○○らしさ、○○らしく

自分らしさ、自分らしく。○○さんらしさ、○○さんらしく。○○くんらしさ、○○くんらしく。等。今日のブログのタイトル「○○らしさ、○○らしく」の○○に当てはまる言葉は数多ありますね。

ピアノのレッスン時にも「○○らしさ、○○らしく」の言葉を使うことがあります。

例えば、ワルツを弾いた生徒さんに対して、「ワルツらしく」弾けています!「ワルツらしく」弾きましょう!等です。それまでにワルツを聴いたこと、弾いたこと、見たこと。或は実際に踊ったことがある場合にはピンとくる可能性が高いですよね。一方でそういった経験が全くないと??となってしまのではないでしょうか。

私の教室では、中高生になると名曲、例えばショパン《子犬のワルツ》《ノクターン第二番》、バッハ《インベンションとシンフォニア》《イタリア協奏曲》モーツァルト《トルコ行進曲》ベートーヴェン《ピアノソナタ悲愴》などを弾く生徒さんが多くいます。

こういった名曲を弾く際、もちろん名曲と言われていない数多の素晴らしい作品を弾くときににも大切にしたいのが、「○○らしさ、○○らしく」なのです。
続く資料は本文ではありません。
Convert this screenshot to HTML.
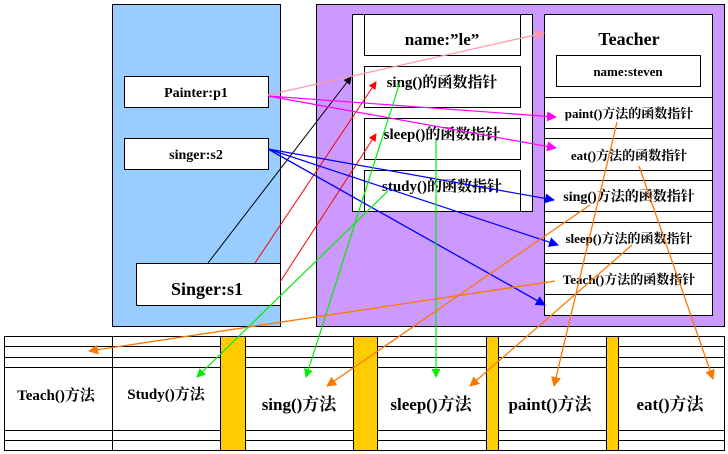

《子犬のワルツ》を弾くときに大切にしたいのは「ワルツらしさ」左手の伴奏形が「ワルツらしさ」を出すために重要になります。《ノクターン第二番》の場合なら「ショパンらしく」も重要な要素になります。ショパンは、歌唱法の一つ「ベルカント唱法」(イタリア語。美しい歌、美しい歌唱の意)を大変好んでいました。彼のピアノ作品の多くにこの「ベルカント唱法」からの影響を見ることができます。これをわかっていると「ショパンらしく」演奏することに近づくのです。さらに左手の伴奏で使われている和声や音型も「ショパンらしさ」の一つです。

以上のことは、名曲を弾くようになるまでに、導入期の教本や、ブルクミュラー《25の練習曲集》《ソナチネアルバム》その他で折に触れて学んでいきます。

年齢や学習段階に応じて、マンガ版の作曲家の伝記を読んでみたり、CDでワルツのCDを聴いてみる、YouTubeでワルツを踊っているのを見てみるなど。自ら興味を持って知識面の学習も補いながら、自分の弾いている曲を「美しい音で間違えずに自分らしく弾く」だけではなく、曲の特徴やスタイル、作曲家の生涯や歴史的背景にまで興味を持ち、良い意味での「○○らしさ、○○らしく」を追求できるように成長してくれると嬉しいですね。

ちなみに、私は今、「バッハらしさ」を求めて、バッハの作品を練習する際に「修辞学」の考え方を踏まえて練習することに取り組んでいます。バッハが活躍していた時代には「修辞学」という学問があり、音楽とも関係が深かったようです。